Replication Factor in Kafka

Lakshmanan Subbiah
3 min readMar 13, 2021

Last time we have seen about the brokers and clusters. In short Kafka broker is an independent process ( it can be a vm or physical machine) that runs kafka and Kafka cluster is a group of kafka brokers.

We can have any number of brokers in kafka cluster. It can be 3 or it can be 100 it doesn’t matter. But the point is Kafka is a distributed system. When there is a distributed system and when it process millions of messages as kafka really does, we need to have replication.

So what is Replication?

Copying the same data over multiple nodes in distributed systems is critical to keep the system up and keep on serving data queries even during failures. Following are other reason behind data replication in a distributed system :

  1. Higher Availability: To ensure the availability of the distributed system( System keeps on working even if one or fewer nodes fail)
  2. Reduced Latency: Replication assists in reducing the latency of data queries (By keeping data geographically closer to a user. For example, CDN(Content Delivery Networks) keeps a copy of replicated data closer to the user. Ever thought how Netflix streams videos with such short latencies!)
  3. Read Scalability: Read queries can be served from replicated copies of the same data (this increase overall throughput of queries)
  4. Network Interruption: System works even under network faults

Replication in Kafka:

In Kafka, replication happens at the partition granularity i.e. copies of the partition are maintained at multiple broker instances. Replication factor defines the number of copies of the partition that needs to be kept.

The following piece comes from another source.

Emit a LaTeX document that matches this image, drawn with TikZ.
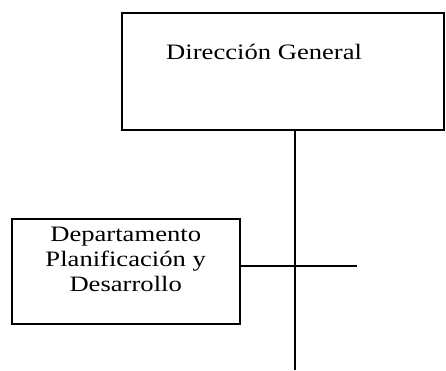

A Topic when created should have a replication factor. It is usually decided between 2 and 3. In which 2 being a bit risky and 3 is better.

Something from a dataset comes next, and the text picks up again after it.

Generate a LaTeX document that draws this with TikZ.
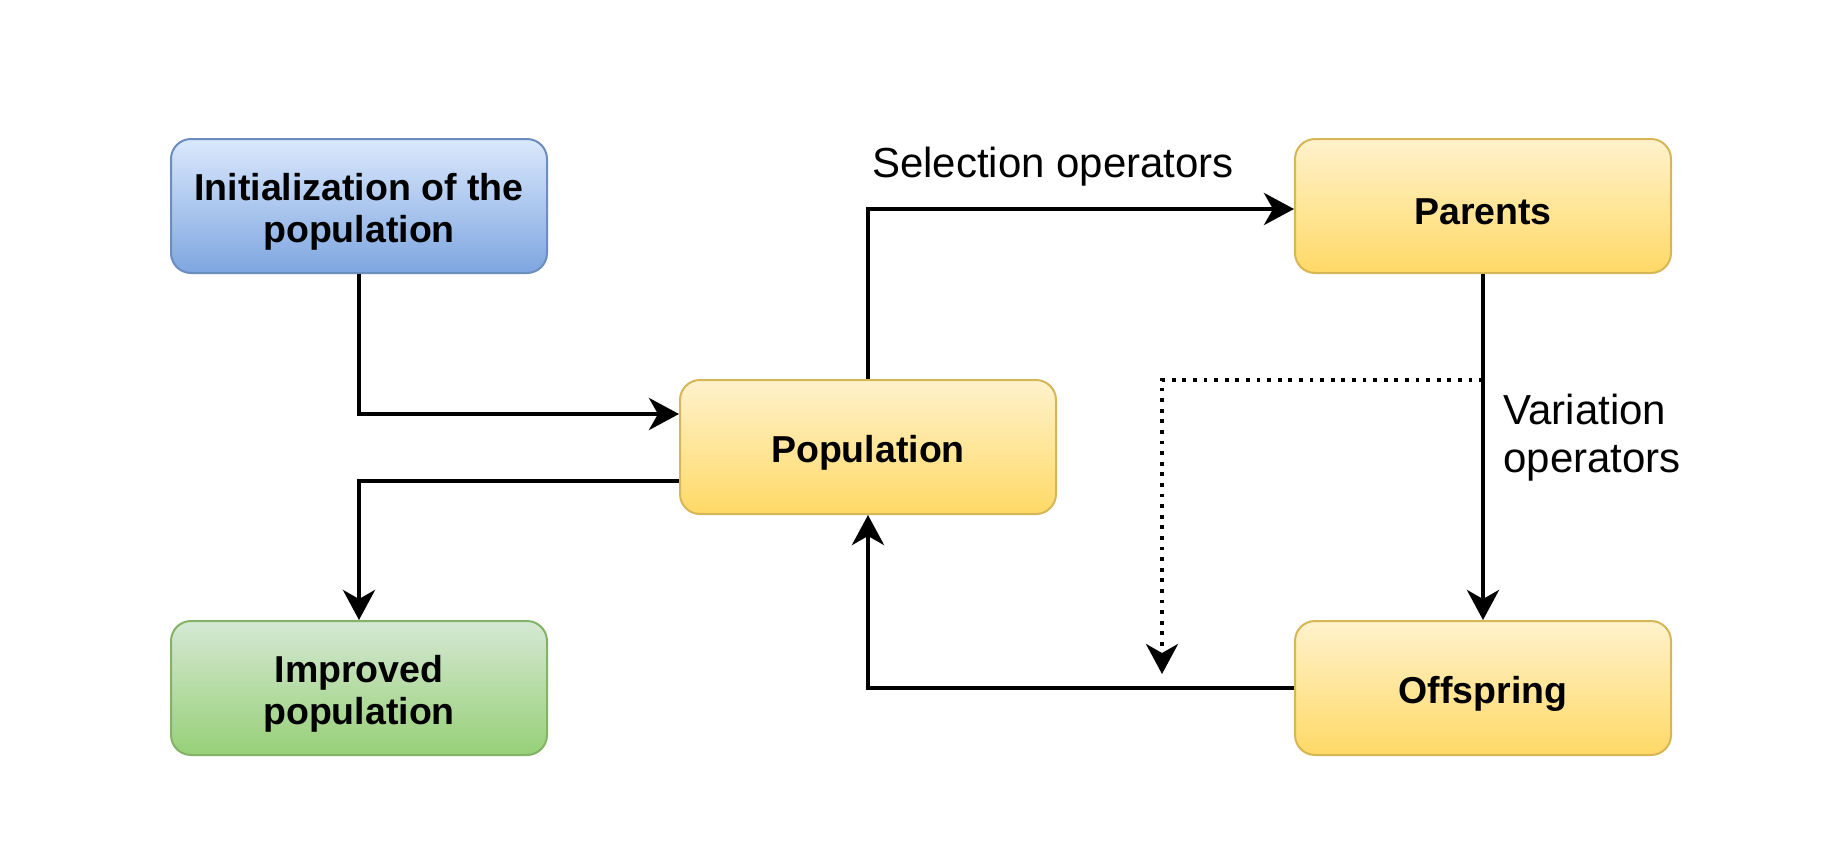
\documentclass[tikz,border=0pt]{standalone}
\usepackage{fontspec}
\setmainfont{Liberation Sans}
\usetikzlibrary{arrows.meta}
\definecolor{bluT}{HTML}{DAE8FC}
\definecolor{bluB}{HTML}{7EA6E0}
\definecolor{bluS}{HTML}{6C8EBF}
\definecolor{yelT}{HTML}{FFF2CC}
\definecolor{yelB}{HTML}{FFD966}
\definecolor{yelS}{HTML}{D6B656}
\definecolor{grnT}{HTML}{D5E8D4}
\definecolor{grnB}{HTML}{97D077}
\definecolor{grnS}{HTML}{82B366}
\newcommand{\boxstrut}{\rule{0pt}{38pt}}
\begin{document}
\begin{tikzpicture}[x=1pt,y=-1pt,
  box/.style={line width=2pt, rounded corners=20pt, minimum width=376pt, minimum height=134pt,
    align=center, inner sep=0pt, font=\fontsize{37.5}{42}\selectfont\bfseries},
  bluebox/.style={box, draw=bluS, top color=bluT, bottom color=bluB},
  yellowbox/.style={box, draw=yelS, top color=yelT, bottom color=yelB},
  greenbox/.style={box, draw=grnS, top color=grnT, bottom color=grnB},
  conn/.style={line width=4.5pt, -{Stealth[length=30pt,width=32pt,inset=9pt]}},
  dotconn/.style={line width=3.8pt, dash pattern=on 3.8pt off 6.8pt, -{Stealth[length=30pt,width=32pt,inset=9pt]}},
  lbl/.style={font=\fontsize{42}{48}\selectfont}]
\fill[white] (0,0) rectangle (1834,852);
\useasboundingbox (0,0) rectangle (1834,852);

\node[bluebox] (init) at (359,206) {\boxstrut Initialization of the\\population};
\node[greenbox] (impr) at (359,688) {\boxstrut Improved\\population};
\node[yellowbox] (pop) at (868,447) {\boxstrut Population};
\node[yellowbox] (par) at (1483,206) {\boxstrut Parents};
\node[yellowbox] (off) at (1483,688) {\boxstrut Offspring};

\coordinate (dotc) at (1162,380);
\coordinate (dotend) at (1162,674);

\draw[conn] (init.south) |- ([yshift=33pt]pop.west);
\draw[conn] ([yshift=-34pt]pop.west) -| (impr.north);
\draw[conn] (pop.north) |- ([yshift=-3pt]par.west);
\draw[conn] (par.south) -- (off.north);
\draw[conn] (off.west) -| (pop.south);
\draw[dotconn] (par.south) |- (dotc) -- (dotend);

\node[lbl, anchor=base] (sellbl) at (1053,177) {Selection operators};
\node[lbl, anchor=west, align=left] (varlbl) at (1500,438) {Variation\\operators};
\end{tikzpicture}
\end{document}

A kafka Cluster with replication (reference : https://medium.com/@_amanarora )

A replication factor of 2 means that there will be two copies for every partition.

In the above scenario the replication factor decided is 2 and there will be exactly 2 copies of particular partition in the cluster. If Broker 1 goes down, Topic 1’s partition 0 will be accessed from Broker 2. Similarly Topic 1’s partition 3 will also be present in Broker 3.

Partition Leader & In Sync Replicas:

At any time only one broker can be leader for a given partition. In kafka compared to some databases, the leader can only send as well as receive data for that partition. All the other replicas are called as In Sync Replicas or simply followers of the partition.

In-sync replicas are the subset of all the replicas for a partition having same messages as the leader.

Now let’s see what happens when a broker goes down. If for some reason lets say Broker 2 goes down. The access to partition 1 is now lost since broker 2 was the leader for partition 1. What happens now is Kafka automatically selects one of the in-sync replicas (in our case there is only 1 replica) and makes them the leader. Now when broker 2 comes back online, it can try to become the leader again.